REPUBLIKA.CO.ID, SLEMAN -- Indonesia sebagai negara berpenduduk mayoritas Muslim terbesar di dunia telah melahirkan sejumlah terjemahan Alquran yang terus bertambah selama masa kolonial dan setelah kemerdekaan. Apalagi, Indonesia adalah negara dengan bahasa daerah yang sangat banyak. Fakta ini juga tecermin dalam sejumlah besar terjemahan Alquran yang diproduksi dalam bahasa-bahasa daerah.
Keistimewaan ini pun menjadi diskusi para ahli tafsir di Indonesia. Hal ini tak luput juga dari ahli tafsir di luar negeri, Johanna Pink, yang merupakan profesor bidang Studi Islam Alberd-Ludwig Universität Freiburg, Jerman. Oleh karena itu, Pascasarjana Universitas Islam Negeri (UIN) Sunan Kalijaga (Suka) Yogyakarta pun menggelar Konferensi Internasional dan Workshop bertema "The Translation of The Qur’an in Indonesia”.
Bagi Johanna Pink, isu terjemahan Alquran di Indonesia itu unik. Penerjemahan Alquran di Indonesia itu tidak mono-languange (satu bahasa), tetapi ada bahasa-bahasa lokal di Indonesia.
“Belum lagi produk terjemahan Alquran yang dipengaruhi oleh modernisme, penafsiran tertentu, kepentingan politik, dan ideologi tertentu,” kata Pink, Selasa (31/7).
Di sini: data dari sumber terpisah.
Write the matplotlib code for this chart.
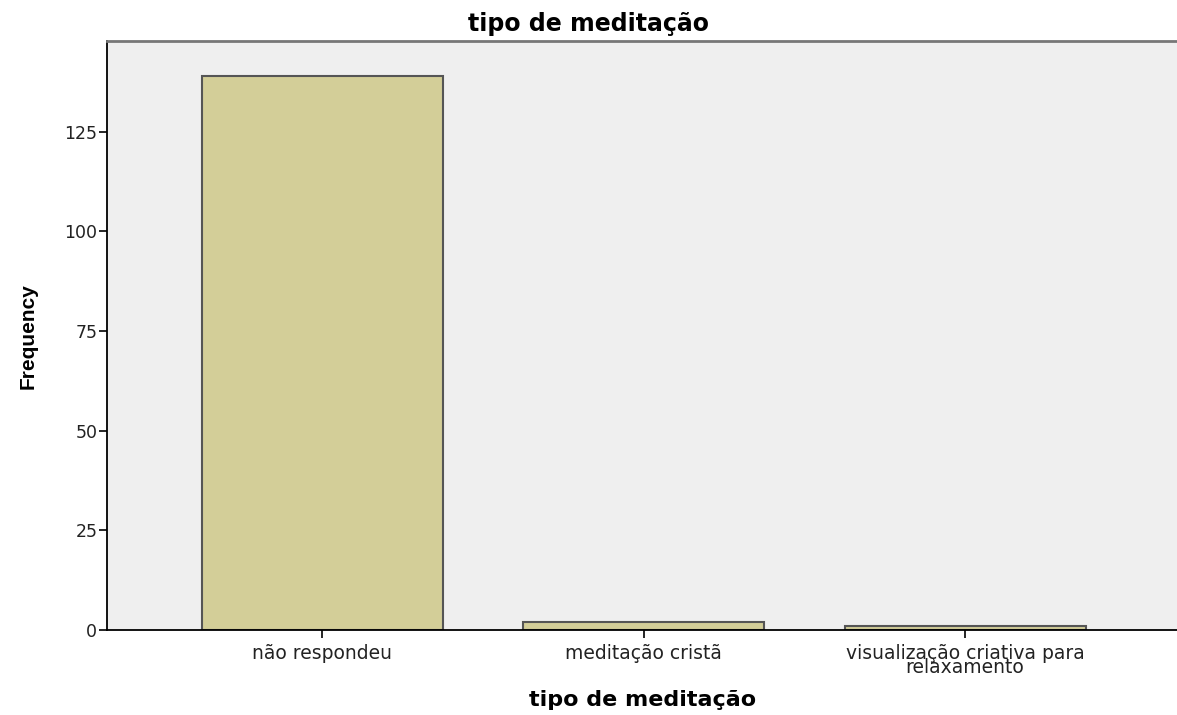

Selain itu, Johanna juga melihat masih jarang kajian-kajian tentang terjemahan Alquran di Indonesia. Workshop dan konferensi ini diharapkan bisa memantik kajian-kajian terjemahan Alquran di Indonesia secara masif dan luas.
Direktur Pascasarjana UIN Sunan Kalijaga Yogyakarta, Noorhaidi, mengatakan, panitia telah menerima 80-an karya ilmiah yang dikirim oleh peserta. Dari jumlah itu, akan dipilih 28 yang terbaik dan dipresentasikan di konferensi ini.
“Dari 28 paper akan dipilih dan disaring lagi untuk kemudian diterbitkan menjadi buku oleh penerbit di luar negeri. Sebagiannya lagi akan diterbitkan di jurnal-jurnal internasional terakreditasi dan jurnal di kampus-kampus Indonesia yang terakreditasi nasional,” kata Noorhaidi.
Wakil Direktur Pascasarjana UIN Sunan Kalijaga Moch Nur Ichwan pun menjelaskan, pelarangan terjemahan (literal) Alquran pertama muncul di era modern, dalam bentuk fatwa. Fatwa yang muncul lebih awal adalah yang dikeluarkan Muhammad Rasyid Ridha (1908). Kedua, yang dikeluarkan oleh Sayyid Utsman dari Batavia (sekarang Jakarta) pada 1909.
Menurutnya, fatwa Sayyid Utsman mengenai terjemahan Alquran dilarang karena terjemah dianggapnya sebagai pengubahan teks (tahrif) yang dapat menyebabkan penerjamahnya menjadi heretik dan kafir, sementara interpretasi atau terjemahan penafsiran Alquran diperbolehkan. Pendapat seperti itu kemudian diadopsi sebagian besar orang yang menentang terjemahan Alquran dan kebanyakan tanpa mengetahui fatwanya.
Termasuk Muhammad Thalib dalam bukunya yang mengkritik terjemahan Alquran dari Departemen Agama dan dalam Tarjamah Tafsiriyyah-nya, yang tidak mengacu pada Sayyid Utsman dan fatwanya. “Fatwa Utsman tidak banyak diketahui umat Islam Indonesia sendiri. Oleh karena itu, hampir tidak berdampak pada perkembangan penerjemahan Alquran di Indonesia dan Muslim Indonesia pada umumnya. Terjemahan Alquran, bahkan dalam arti terjemahan harfiah, telah diproduksi di Indonesia, bahkan sampai hari ini,” kata Nur Ichwan.
Sebelumnya, Rektor UIN Sunan Kalijaga, Yudian Wahyudi, menuturkan, Workshop dan Seminar Internasional ini merupakan langkah awal menuju world class university (WCU) bidang studi Islam. Program lain pendukung WCU adalah penerbitan jurnal studi Islam yang terakreditasi internasional atau nasional.